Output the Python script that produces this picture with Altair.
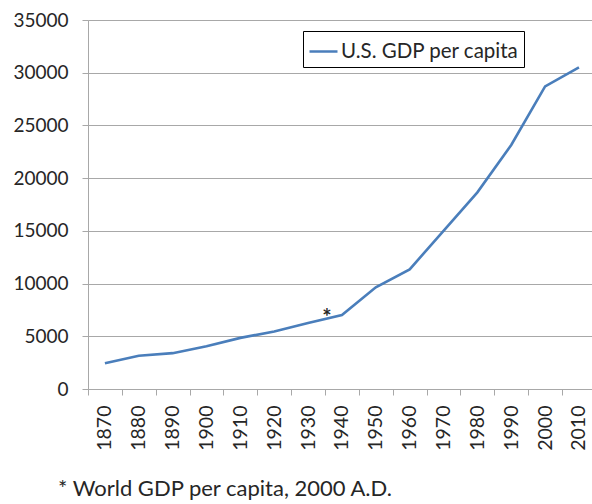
import altair as alt
import pandas as pd

# U.S. GDP per capita by decade
years = [1870, 1880, 1890, 1900, 1910, 1920, 1930, 1940,
         1950, 1960, 1970, 1980, 1990, 2000, 2010]
gdp = [2450, 3150, 3400, 4050, 4850, 5450, 6250, 7020,
       9650, 11350, 15000, 18650, 23150, 28700, 30500]
series_name = "U.S. GDP per capita"

# asterisk marking world GDP per capita in 2000
marker_year = [1935]
marker_value = [7300]
marker_text = ["*"]

footnote = ["* World GDP per capita, 2000 A.D."]

y_ticks = [0, 5000, 10000, 15000, 20000, 25000, 30000, 35000]
# category boundaries (ticks sit between decade labels)
x_bounds = [1865, 1875, 1885, 1895, 1905, 1915, 1925, 1935,
            1945, 1955, 1965, 1975, 1985, 1995, 2005]

FONT = "Lato"
TEXT = "#262626"
GRID = "#a8a8a8"

df = pd.DataFrame({"year": years, "gdp": gdp, "series": series_name})
df_mark = pd.DataFrame({"year": marker_year, "gdp": marker_value, "t": marker_text})
df_note = pd.DataFrame({"note": footnote})

x_scale = alt.Scale(domain=[1865, 2013.85], nice=False, zero=False)
y_scale = alt.Scale(domain=[0, 35000], nice=False)

x_axis = alt.Axis(
    values=x_bounds,
    labelExpr="'' + (datum.value + 5)",
    labelOffset=16.9,
    labelAngle=-90,
    labelAlign="right",
    labelBaseline="middle",
    labelOverlap=False,
    labelFlush=False,
    labelPadding=10,
    labelFont=FONT,
    labelFontSize=19.5,
    labelColor=TEXT,
    grid=False,
    tickSize=6,
    tickColor=GRID,
    domainColor=GRID,
    title=None,
)

y_axis = alt.Axis(
    values=y_ticks,
    format="d",
    labelPadding=14,
    labelFont=FONT,
    labelFontSize=19,
    labelColor=TEXT,
    grid=True,
    gridColor=GRID,
    gridWidth=1,
    tickSize=6,
    tickColor=GRID,
    domainColor=GRID,
    title=None,
)

line = alt.Chart(df).mark_line(strokeWidth=2.6).encode(
    x=alt.X("year:Q", scale=x_scale, axis=x_axis),
    y=alt.Y("gdp:Q", scale=y_scale, axis=y_axis),
    color=alt.Color(
        "series:N",
        scale=alt.Scale(range=["#4a7ebb"]),
        legend=alt.Legend(
            orient="none",
            legendX=215,
            legendY=11,
            title=None,
            strokeColor="#000000",
            fillColor="#ffffff",
            padding=5,
            symbolType="stroke",
            symbolSize=784,
            symbolStrokeWidth=2.5,
            labelFont=FONT,
            labelFontSize=20.5,
            labelColor=TEXT,
            labelOffset=2,
            labelLimit=400,
        ),
    ),
)

star = alt.Chart(df_mark).mark_text(
    font=FONT, fontSize=22, fontWeight="bold", color=TEXT, baseline="middle", dy=6, dx=2
).encode(
    x=alt.X("year:Q", scale=x_scale, axis=x_axis),
    y=alt.Y("gdp:Q", scale=y_scale, axis=y_axis),
    text="t:N",
)

note = alt.Chart(df_note).mark_text(
    font=FONT, fontSize=22, color=TEXT, align="left", baseline="alphabetic"
).encode(
    x=alt.value(-30),
    y=alt.value(476),
    text="note:N",
)

chart = alt.layer(line, star, note).properties(
    width=504,
    height=369,
    autosize=alt.AutoSizeParams(type="none"),
    padding={"left": 88, "top": 20, "right": 0, "bottom": 115},
).configure_view(stroke=None).configure_axis(
    labelOverlap=False
).configure(background="#ffffff")

chart.save("out.html", embed_options={"renderer": "svg", "actions": False})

□ □ □ □

### WHAT NEEDS TO BE DONE:
Copy every line of the data word for word, omitting the images.

### WRITTEN REPLY:
Output the Python script that produces this picture with Altair.
import altair as alt
import pandas as pd

# U.S. GDP per capita by decade
years = [1870, 1880, 1890, 1900, 1910, 1920, 1930, 1940,
         1950, 1960, 1970, 1980, 1990, 2000, 2010]
gdp = [2450, 3150, 3400, 4050, 4850, 5450, 6250, 7020,
       9650, 11350, 15000, 18650, 23150, 28700, 30500]
series_name = "U.S. GDP per capita"

# asterisk marking world GDP per capita in 2000
marker_year = [1935]
marker_value = [7300]
marker_text = ["*"]

footnote = ["* World GDP per capita, 2000 A.D."]

y_ticks = [0, 5000, 10000, 15000, 20000, 25000, 30000, 35000]
# category boundaries (ticks sit between decade labels)
x_bounds = [1865, 1875, 1885, 1895, 1905, 1915, 1925, 1935,
            1945, 1955, 1965, 1975, 1985, 1995, 2005]

FONT = "Lato"
TEXT = "#262626"
GRID = "#a8a8a8"

df = pd.DataFrame({"year": years, "gdp": gdp, "series": series_name})
df_mark = pd.DataFrame({"year": marker_year, "gdp": marker_value, "t": marker_text})
df_note = pd.DataFrame({"note": footnote})

x_scale = alt.Scale(domain=[1865, 2013.85], nice=False, zero=False)
y_scale = alt.Scale(domain=[0, 35000], nice=False)

x_axis = alt.Axis(
    values=x_bounds,
    labelExpr="'' + (datum.value + 5)",
    labelOffset=16.9,
    labelAngle=-90,
    labelAlign="right",
    labelBaseline="middle",
    labelOverlap=False,
    labelFlush=False,
    labelPadding=10,
    labelFont=FONT,
    labelFontSize=19.5,
    labelColor=TEXT,
    grid=False,
    tickSize=6,
    tickColor=GRID,
    domainColor=GRID,
    title=None,
)

y_axis = alt.Axis(
    values=y_ticks,
    format="d",
    labelPadding=14,
    labelFont=FONT,
    labelFontSize=19,
    labelColor=TEXT,
    grid=True,
    gridColor=GRID,
    gridWidth=1,
    tickSize=6,
    tickColor=GRID,
    domainColor=GRID,
    title=None,
)

line = alt.Chart(df).mark_line(strokeWidth=2.6).encode(
    x=alt.X("year:Q", scale=x_scale, axis=x_axis),
    y=alt.Y("gdp:Q", scale=y_scale, axis=y_axis),
    color=alt.Color(
        "series:N",
        scale=alt.Scale(range=["#4a7ebb"]),
        legend=alt.Legend(
            orient="none",
            legendX=215,
            legendY=11,
            title=None,
            strokeColor="#000000",
            fillColor="#ffffff",
            padding=5,
            symbolType="stroke",
            symbolSize=784,
            symbolStrokeWidth=2.5,
            labelFont=FONT,
            labelFontSize=20.5,
            labelColor=TEXT,
            labelOffset=2,
            labelLimit=400,
        ),
    ),
)

star = alt.Chart(df_mark).mark_text(
    font=FONT, fontSize=22, fontWeight="bold", color=TEXT, baseline="middle", dy=6, dx=2
).encode(
    x=alt.X("year:Q", scale=x_scale, axis=x_axis),
    y=alt.Y("gdp:Q", scale=y_scale, axis=y_axis),
    text="t:N",
)

note = alt.Chart(df_note).mark_text(
    font=FONT, fontSize=22, color=TEXT, align="left", baseline="alphabetic"
).encode(
    x=alt.value(-30),
    y=alt.value(476),
    text="note:N",
)

chart = alt.layer(line, star, note).properties(
    width=504,
    height=369,
    autosize=alt.AutoSizeParams(type="none"),
    padding={"left": 88, "top": 20, "right": 0, "bottom": 115},
).configure_view(stroke=None).configure_axis(
    labelOverlap=False
).configure(background="#ffffff")

chart.save("out.html", embed_options={"renderer": "svg", "actions": False})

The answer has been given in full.